------ Data block ------

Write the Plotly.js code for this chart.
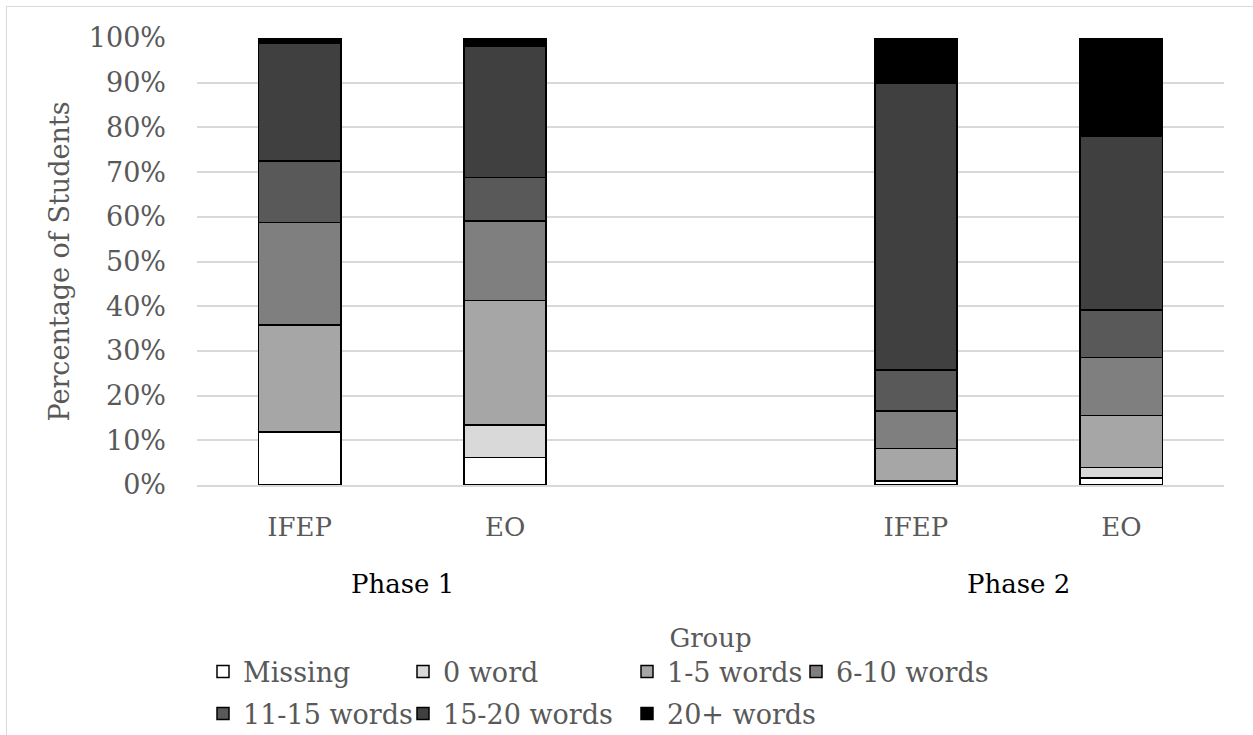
<!DOCTYPE html>
<html>
<head>
<meta charset="utf-8">
<script src="https://cdn.plot.ly/plotly-3.0.1.min.js"></script>
<style>
  html, body { margin:0; padding:0; background:#ffffff; }
  #frame { position:absolute; left:6px; top:6px; width:1250px; height:740px; border:1px solid #d9d9d9; box-sizing:border-box; }
  #chart { position:absolute; left:0; top:0; width:1253px; height:735px; }
</style>
</head>
<body>
<div id="frame"></div>
<div id="chart"></div>
<script>
// ---- data ----
const slotKeys   = ["P1-IFEP", "P1-EO", "gap", "P2-IFEP", "P2-EO"];
const slotLabels = ["IFEP", "EO", "", "IFEP", "EO"];
const barKeys    = ["P1-IFEP", "P1-EO", "P2-IFEP", "P2-EO"];
const phaseNames = ["Phase 1", "Phase 2"];

const seriesNames = ["Missing", "0 word", "1-5 words", "6-10 words", "11-15 words", "15-20 words", "20+ words"];
const missing  = [11.9, 6.2, 0.9, 1.6];
const zeroWord = [0.0, 7.2, 0.0, 2.3];
const w1to5    = [23.9, 27.9, 7.3, 11.7];
const w6to10   = [22.9, 17.8, 8.4, 12.9];
const w11to15  = [13.8, 9.7, 9.1, 10.6];
const w15to20  = [26.4, 29.4, 64.1, 39.0];
const w20plus  = [1.1, 1.8, 10.2, 21.9];
const seriesValues = [missing, zeroWord, w1to5, w6to10, w11to15, w15to20, w20plus];
const seriesColors = ["#ffffff", "#d9d9d9", "#a6a6a6", "#7f7f7f", "#595959", "#404040", "#000000"];

// ---- layout helpers ----
const W = 1253, H = 735;
const M = {l: 197, r: 29, t: 38, b: 250, autoexpand: false};
const PW = W - M.l - M.r, PH = H - M.t - M.b;
const px2x = px => (px - M.l) / PW;
const py2y = py => (H - M.b - py) / PH;

const FONT = "DejaVu Serif";
const GRAY = "#595959";

// legend placement (text start x, row center y)
const legendSpots = [
  [243, 672], [443, 672], [667, 672], [836, 672],
  [243, 714], [443, 714], [667, 714]
];

const traces = seriesNames.map((name, i) => ({
  type: "bar",
  name: name,
  x: barKeys,
  y: seriesValues[i],
  width: 0.4,
  marker: {color: seriesColors[i], line: {color: "#000000", width: 1.5}},
  legend: i === 0 ? "legend" : "legend" + (i + 1),
  hoverinfo: "name+y"
}));

const layout = {
  width: W, height: H,
  margin: M,
  paper_bgcolor: "rgba(0,0,0,0)",
  plot_bgcolor: "rgba(0,0,0,0)",
  barmode: "stack",
  bargap: 0.6,
  font: {family: FONT, color: GRAY, size: 27},
  xaxis: {
    type: "category",
    categoryorder: "array",
    categoryarray: slotKeys,
    tickmode: "array",
    tickvals: slotKeys,
    ticktext: slotLabels,
    range: [-0.5, 4.5],
    showgrid: false,
    showline: true,
    linecolor: "#d9d9d9",
    linewidth: 1.5,
    ticks: "",
    ticklabelstandoff: 18,
    tickfont: {family: FONT, size: 26, color: GRAY},
    title: {text: "Group", font: {family: FONT, size: 26, color: GRAY}, standoff: 88},
    automargin: false,
    fixedrange: true
  },
  yaxis: {
    range: [0, 100],
    tickmode: "linear",
    tick0: 0,
    dtick: 10,
    ticksuffix: "%",
    showgrid: true,
    gridcolor: "#d9d9d9",
    gridwidth: 1.5,
    zeroline: false,
    showline: false,
    ticks: "",
    ticklabelstandoff: 30,
    tickfont: {family: FONT, size: 27, color: GRAY},
    title: {text: "Percentage of Students", font: {family: FONT, size: 27, color: GRAY}, standoff: 11},
    automargin: false,
    fixedrange: true
  },
  annotations: phaseNames.map((p, k) => ({
    text: p,
    xref: "x", yref: "paper",
    x: k === 0 ? 0.5 : 3.5,
    y: py2y(584),
    xanchor: "center", yanchor: "middle",
    showarrow: false,
    font: {family: FONT, size: 26, color: "#000000"}
  })),
  showlegend: true
};

legendSpots.forEach((s, i) => {
  const key = i === 0 ? "legend" : "legend" + (i + 1);
  layout[key] = {
    x: px2x(s[0] - 40), y: py2y(s[1]),
    xanchor: "left", yanchor: "middle",
    orientation: "h",
    bgcolor: "rgba(0,0,0,0)",
    borderwidth: 0,
    font: {family: FONT, size: 27, color: GRAY},
    itemclick: false, itemdoubleclick: false
  };
});

Plotly.newPlot("chart", traces, layout, {displayModeBar: false});
</script>
</body>
</html>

------

Goal of the exercise. Extract the full listing exactly, with the pictures left out.

Full response.
Write the Plotly.js code for this chart.
<!DOCTYPE html>
<html>
<head>
<meta charset="utf-8">
<script src="https://cdn.plot.ly/plotly-3.0.1.min.js"></script>
<style>
  html, body { margin:0; padding:0; background:#ffffff; }
  #frame { position:absolute; left:6px; top:6px; width:1250px; height:740px; border:1px solid #d9d9d9; box-sizing:border-box; }
  #chart { position:absolute; left:0; top:0; width:1253px; height:735px; }
</style>
</head>
<body>
<div id="frame"></div>
<div id="chart"></div>
<script>
// ---- data ----
const slotKeys   = ["P1-IFEP", "P1-EO", "gap", "P2-IFEP", "P2-EO"];
const slotLabels = ["IFEP", "EO", "", "IFEP", "EO"];
const barKeys    = ["P1-IFEP", "P1-EO", "P2-IFEP", "P2-EO"];
const phaseNames = ["Phase 1", "Phase 2"];

const seriesNames = ["Missing", "0 word", "1-5 words", "6-10 words", "11-15 words", "15-20 words", "20+ words"];
const missing  = [11.9, 6.2, 0.9, 1.6];
const zeroWord = [0.0, 7.2, 0.0, 2.3];
const w1to5    = [23.9, 27.9, 7.3, 11.7];
const w6to10   = [22.9, 17.8, 8.4, 12.9];
const w11to15  = [13.8, 9.7, 9.1, 10.6];
const w15to20  = [26.4, 29.4, 64.1, 39.0];
const w20plus  = [1.1, 1.8, 10.2, 21.9];
const seriesValues = [missing, zeroWord, w1to5, w6to10, w11to15, w15to20, w20plus];
const seriesColors = ["#ffffff", "#d9d9d9", "#a6a6a6", "#7f7f7f", "#595959", "#404040", "#000000"];

// ---- layout helpers ----
const W = 1253, H = 735;
const M = {l: 197, r: 29, t: 38, b: 250, autoexpand: false};
const PW = W - M.l - M.r, PH = H - M.t - M.b;
const px2x = px => (px - M.l) / PW;
const py2y = py => (H - M.b - py) / PH;

const FONT = "DejaVu Serif";
const GRAY = "#595959";

// legend placement (text start x, row center y)
const legendSpots = [
  [243, 672], [443, 672], [667, 672], [836, 672],
  [243, 714], [443, 714], [667, 714]
];

const traces = seriesNames.map((name, i) => ({
  type: "bar",
  name: name,
  x: barKeys,
  y: seriesValues[i],
  width: 0.4,
  marker: {color: seriesColors[i], line: {color: "#000000", width: 1.5}},
  legend: i === 0 ? "legend" : "legend" + (i + 1),
  hoverinfo: "name+y"
}));

const layout = {
  width: W, height: H,
  margin: M,
  paper_bgcolor: "rgba(0,0,0,0)",
  plot_bgcolor: "rgba(0,0,0,0)",
  barmode: "stack",
  bargap: 0.6,
  font: {family: FONT, color: GRAY, size: 27},
  xaxis: {
    type: "category",
    categoryorder: "array",
    categoryarray: slotKeys,
    tickmode: "array",
    tickvals: slotKeys,
    ticktext: slotLabels,
    range: [-0.5, 4.5],
    showgrid: false,
    showline: true,
    linecolor: "#d9d9d9",
    linewidth: 1.5,
    ticks: "",
    ticklabelstandoff: 18,
    tickfont: {family: FONT, size: 26, color: GRAY},
    title: {text: "Group", font: {family: FONT, size: 26, color: GRAY}, standoff: 88},
    automargin: false,
    fixedrange: true
  },
  yaxis: {
    range: [0, 100],
    tickmode: "linear",
    tick0: 0,
    dtick: 10,
    ticksuffix: "%",
    showgrid: true,
    gridcolor: "#d9d9d9",
    gridwidth: 1.5,
    zeroline: false,
    showline: false,
    ticks: "",
    ticklabelstandoff: 30,
    tickfont: {family: FONT, size: 27, color: GRAY},
    title: {text: "Percentage of Students", font: {family: FONT, size: 27, color: GRAY}, standoff: 11},
    automargin: false,
    fixedrange: true
  },
  annotations: phaseNames.map((p, k) => ({
    text: p,
    xref: "x", yref: "paper",
    x: k === 0 ? 0.5 : 3.5,
    y: py2y(584),
    xanchor: "center", yanchor: "middle",
    showarrow: false,
    font: {family: FONT, size: 26, color: "#000000"}
  })),
  showlegend: true
};

legendSpots.forEach((s, i) => {
  const key = i === 0 ? "legend" : "legend" + (i + 1);
  layout[key] = {
    x: px2x(s[0] - 40), y: py2y(s[1]),
    xanchor: "left", yanchor: "middle",
    orientation: "h",
    bgcolor: "rgba(0,0,0,0)",
    borderwidth: 0,
    font: {family: FONT, size: 27, color: GRAY},
    itemclick: false, itemdoubleclick: false
  };
});

Plotly.newPlot("chart", traces, layout, {displayModeBar: false});
</script>
</body>
</html>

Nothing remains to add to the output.